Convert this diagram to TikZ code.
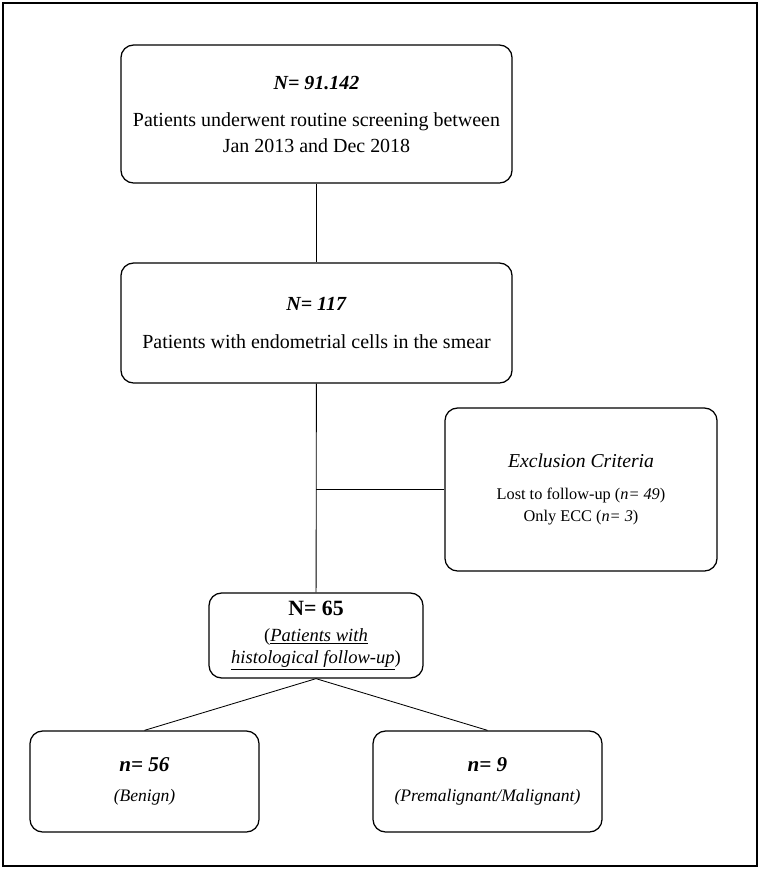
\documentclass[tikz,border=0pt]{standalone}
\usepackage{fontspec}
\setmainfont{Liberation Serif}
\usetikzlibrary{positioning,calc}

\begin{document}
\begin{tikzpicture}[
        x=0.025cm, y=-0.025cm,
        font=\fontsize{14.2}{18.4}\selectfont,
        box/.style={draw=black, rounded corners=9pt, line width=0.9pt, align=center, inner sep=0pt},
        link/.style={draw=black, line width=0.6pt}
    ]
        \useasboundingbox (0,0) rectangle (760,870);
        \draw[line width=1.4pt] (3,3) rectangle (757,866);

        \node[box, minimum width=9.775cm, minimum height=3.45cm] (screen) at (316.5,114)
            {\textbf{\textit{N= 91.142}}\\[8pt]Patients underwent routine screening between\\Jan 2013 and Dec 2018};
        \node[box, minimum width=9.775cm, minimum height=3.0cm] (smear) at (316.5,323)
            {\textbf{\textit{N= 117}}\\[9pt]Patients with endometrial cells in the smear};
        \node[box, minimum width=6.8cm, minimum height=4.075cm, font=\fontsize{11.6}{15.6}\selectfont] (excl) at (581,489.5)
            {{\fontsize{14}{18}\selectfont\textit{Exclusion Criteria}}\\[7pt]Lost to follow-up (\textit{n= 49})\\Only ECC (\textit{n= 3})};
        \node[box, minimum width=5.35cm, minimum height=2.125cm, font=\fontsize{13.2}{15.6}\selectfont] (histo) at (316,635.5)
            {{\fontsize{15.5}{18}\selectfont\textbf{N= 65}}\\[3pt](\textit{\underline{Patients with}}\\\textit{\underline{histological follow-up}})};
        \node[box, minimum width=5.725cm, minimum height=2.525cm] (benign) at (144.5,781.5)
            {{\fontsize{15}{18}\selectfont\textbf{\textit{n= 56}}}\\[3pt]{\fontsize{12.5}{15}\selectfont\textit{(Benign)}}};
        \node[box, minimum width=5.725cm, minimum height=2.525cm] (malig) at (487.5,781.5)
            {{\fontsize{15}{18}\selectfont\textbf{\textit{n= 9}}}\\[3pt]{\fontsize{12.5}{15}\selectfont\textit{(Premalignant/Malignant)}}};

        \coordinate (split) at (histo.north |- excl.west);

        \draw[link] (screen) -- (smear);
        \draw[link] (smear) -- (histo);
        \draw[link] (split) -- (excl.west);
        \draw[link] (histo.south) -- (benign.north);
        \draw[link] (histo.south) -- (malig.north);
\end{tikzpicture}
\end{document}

# [Task to carry out]
Reproduce each line word for word and drop the pictures.

# [Answer to the problem]
Convert this diagram to TikZ code.
\documentclass[tikz,border=0pt]{standalone}
\usepackage{fontspec}
\setmainfont{Liberation Serif}
\usetikzlibrary{positioning,calc}

\begin{document}
\begin{tikzpicture}[
        x=0.025cm, y=-0.025cm,
        font=\fontsize{14.2}{18.4}\selectfont,
        box/.style={draw=black, rounded corners=9pt, line width=0.9pt, align=center, inner sep=0pt},
        link/.style={draw=black, line width=0.6pt}
    ]
        \useasboundingbox (0,0) rectangle (760,870);
        \draw[line width=1.4pt] (3,3) rectangle (757,866);

        \node[box, minimum width=9.775cm, minimum height=3.45cm] (screen) at (316.5,114)
            {\textbf{\textit{N= 91.142}}\\[8pt]Patients underwent routine screening between\\Jan 2013 and Dec 2018};
        \node[box, minimum width=9.775cm, minimum height=3.0cm] (smear) at (316.5,323)
            {\textbf{\textit{N= 117}}\\[9pt]Patients with endometrial cells in the smear};
        \node[box, minimum width=6.8cm, minimum height=4.075cm, font=\fontsize{11.6}{15.6}\selectfont] (excl) at (581,489.5)
            {{\fontsize{14}{18}\selectfont\textit{Exclusion Criteria}}\\[7pt]Lost to follow-up (\textit{n= 49})\\Only ECC (\textit{n= 3})};
        \node[box, minimum width=5.35cm, minimum height=2.125cm, font=\fontsize{13.2}{15.6}\selectfont] (histo) at (316,635.5)
            {{\fontsize{15.5}{18}\selectfont\textbf{N= 65}}\\[3pt](\textit{\underline{Patients with}}\\\textit{\underline{histological follow-up}})};
        \node[box, minimum width=5.725cm, minimum height=2.525cm] (benign) at (144.5,781.5)
            {{\fontsize{15}{18}\selectfont\textbf{\textit{n= 56}}}\\[3pt]{\fontsize{12.5}{15}\selectfont\textit{(Benign)}}};
        \node[box, minimum width=5.725cm, minimum height=2.525cm] (malig) at (487.5,781.5)
            {{\fontsize{15}{18}\selectfont\textbf{\textit{n= 9}}}\\[3pt]{\fontsize{12.5}{15}\selectfont\textit{(Premalignant/Malignant)}}};

        \coordinate (split) at (histo.north |- excl.west);

        \draw[link] (screen) -- (smear);
        \draw[link] (smear) -- (histo);
        \draw[link] (split) -- (excl.west);
        \draw[link] (histo.south) -- (benign.north);
        \draw[link] (histo.south) -- (malig.north);
\end{tikzpicture}
\end{document}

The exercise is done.